Soft Materials Are an Interdisciplinary Game-Changer
With applications in chemistry, engineering, physics and life sciences, soft materials are a transformative tool that spans research disciplines and industries.
Soft materials are squishable and moldable, and they often contain water. They have the ability to repair themselves, respond to stimuli and act as the building elements on which to grow coatings and other components. They can be used on foams, plastics, gels and more.
At NC State, research into soft material occurs in numerous colleges and departments. Here are some examples of the several projects our faculty have taken on.
Using Liquid Metal to Turn Motion into Electricity (Even Underwater)

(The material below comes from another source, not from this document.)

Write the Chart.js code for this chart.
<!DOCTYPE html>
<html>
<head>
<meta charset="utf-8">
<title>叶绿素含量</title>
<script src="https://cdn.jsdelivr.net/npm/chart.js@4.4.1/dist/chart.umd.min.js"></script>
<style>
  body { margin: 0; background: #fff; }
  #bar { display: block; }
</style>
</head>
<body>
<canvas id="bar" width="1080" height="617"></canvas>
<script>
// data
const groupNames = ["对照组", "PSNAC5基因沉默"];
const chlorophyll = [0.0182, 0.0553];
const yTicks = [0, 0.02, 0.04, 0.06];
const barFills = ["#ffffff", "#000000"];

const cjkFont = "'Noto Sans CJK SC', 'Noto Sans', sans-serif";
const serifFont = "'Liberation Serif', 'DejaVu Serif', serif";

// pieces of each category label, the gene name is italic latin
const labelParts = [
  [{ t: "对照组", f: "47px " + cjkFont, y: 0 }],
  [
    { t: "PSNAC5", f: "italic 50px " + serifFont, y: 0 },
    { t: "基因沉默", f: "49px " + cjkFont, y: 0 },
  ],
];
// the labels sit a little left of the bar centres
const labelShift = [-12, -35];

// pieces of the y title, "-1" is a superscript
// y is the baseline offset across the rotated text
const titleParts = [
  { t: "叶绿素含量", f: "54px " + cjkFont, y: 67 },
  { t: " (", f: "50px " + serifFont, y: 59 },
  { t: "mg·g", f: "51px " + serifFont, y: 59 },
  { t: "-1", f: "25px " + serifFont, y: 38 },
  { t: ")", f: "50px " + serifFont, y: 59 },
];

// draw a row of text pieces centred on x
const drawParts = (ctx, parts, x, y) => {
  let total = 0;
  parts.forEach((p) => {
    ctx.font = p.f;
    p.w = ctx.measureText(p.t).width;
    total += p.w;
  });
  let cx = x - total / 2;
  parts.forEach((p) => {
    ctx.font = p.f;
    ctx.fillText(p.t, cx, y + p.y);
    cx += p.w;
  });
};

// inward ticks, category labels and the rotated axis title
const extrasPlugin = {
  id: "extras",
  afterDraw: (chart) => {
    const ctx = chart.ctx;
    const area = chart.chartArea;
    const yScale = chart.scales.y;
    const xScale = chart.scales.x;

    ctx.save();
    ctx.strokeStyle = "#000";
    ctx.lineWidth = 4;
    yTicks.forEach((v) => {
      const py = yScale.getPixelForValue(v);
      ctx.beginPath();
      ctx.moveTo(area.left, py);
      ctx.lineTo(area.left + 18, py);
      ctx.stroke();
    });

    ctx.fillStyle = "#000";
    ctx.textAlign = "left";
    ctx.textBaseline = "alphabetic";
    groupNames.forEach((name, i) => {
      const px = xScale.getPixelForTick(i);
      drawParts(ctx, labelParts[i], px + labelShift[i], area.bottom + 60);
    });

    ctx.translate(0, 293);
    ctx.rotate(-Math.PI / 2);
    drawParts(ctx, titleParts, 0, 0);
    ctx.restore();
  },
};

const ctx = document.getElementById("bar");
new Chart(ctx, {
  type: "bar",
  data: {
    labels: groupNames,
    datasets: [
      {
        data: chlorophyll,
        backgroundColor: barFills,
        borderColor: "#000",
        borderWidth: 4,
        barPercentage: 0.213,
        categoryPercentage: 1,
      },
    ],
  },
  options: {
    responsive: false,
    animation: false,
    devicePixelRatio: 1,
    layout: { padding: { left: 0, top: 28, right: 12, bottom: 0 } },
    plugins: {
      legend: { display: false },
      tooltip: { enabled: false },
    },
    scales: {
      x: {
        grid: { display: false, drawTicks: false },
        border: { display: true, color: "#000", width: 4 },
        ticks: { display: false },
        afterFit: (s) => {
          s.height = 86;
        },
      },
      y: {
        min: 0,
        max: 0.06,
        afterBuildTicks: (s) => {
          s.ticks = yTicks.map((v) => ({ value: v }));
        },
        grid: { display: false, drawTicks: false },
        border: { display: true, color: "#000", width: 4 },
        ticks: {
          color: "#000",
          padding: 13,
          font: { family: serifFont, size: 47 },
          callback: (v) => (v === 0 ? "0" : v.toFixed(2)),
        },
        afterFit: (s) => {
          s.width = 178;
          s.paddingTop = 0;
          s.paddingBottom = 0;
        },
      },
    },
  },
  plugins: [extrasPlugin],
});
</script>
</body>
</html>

A new soft, stretchable device converts movement into electricity and is able to work in wet environments. The heart of the energy harvester is a liquid metal alloy of gallium and indium. A hydrogel means the device could be used in biomedical settings, athletic wear and marine environments.
Combating Antibiotic Resistance by Preserving Biological Medicines
A soft material can preserve medicines capable of treating infections without the risk of antimicrobial resistance. NC State researchers developed new macromolecules that act as a glue around nanoparticle templates. This can stabilize therapeutic bacteriophages — viruses able to attack harmful bacteria in the body.
Turning Tree Residue Into Smart Hydrogels
Wood byproducts are turned into sensory hydrogels that can react to different stimuli, like temperature, pressure and moisture. Through advanced manufacturing methods, these hydrogels create smart materials that can be used in agriculture, health care and even veterinary medicine. Because they come from trees, the smart materials are biodegradable.
Accelerating Thermal Actuation for Soft Robotics
A new design for thermal actuators can create rapid movement in soft robotic devices. Actuators create motion by converting energy into work. Increased speed will benefit biomedical applications, prosthetic devices and high-end manufacturing.
Combining of Toughness and Stretchiness
New ionogels can dissipate a lot of energy when you deform them, making them very difficult to break. They’re also easy to make, easy to process and 3D-printable.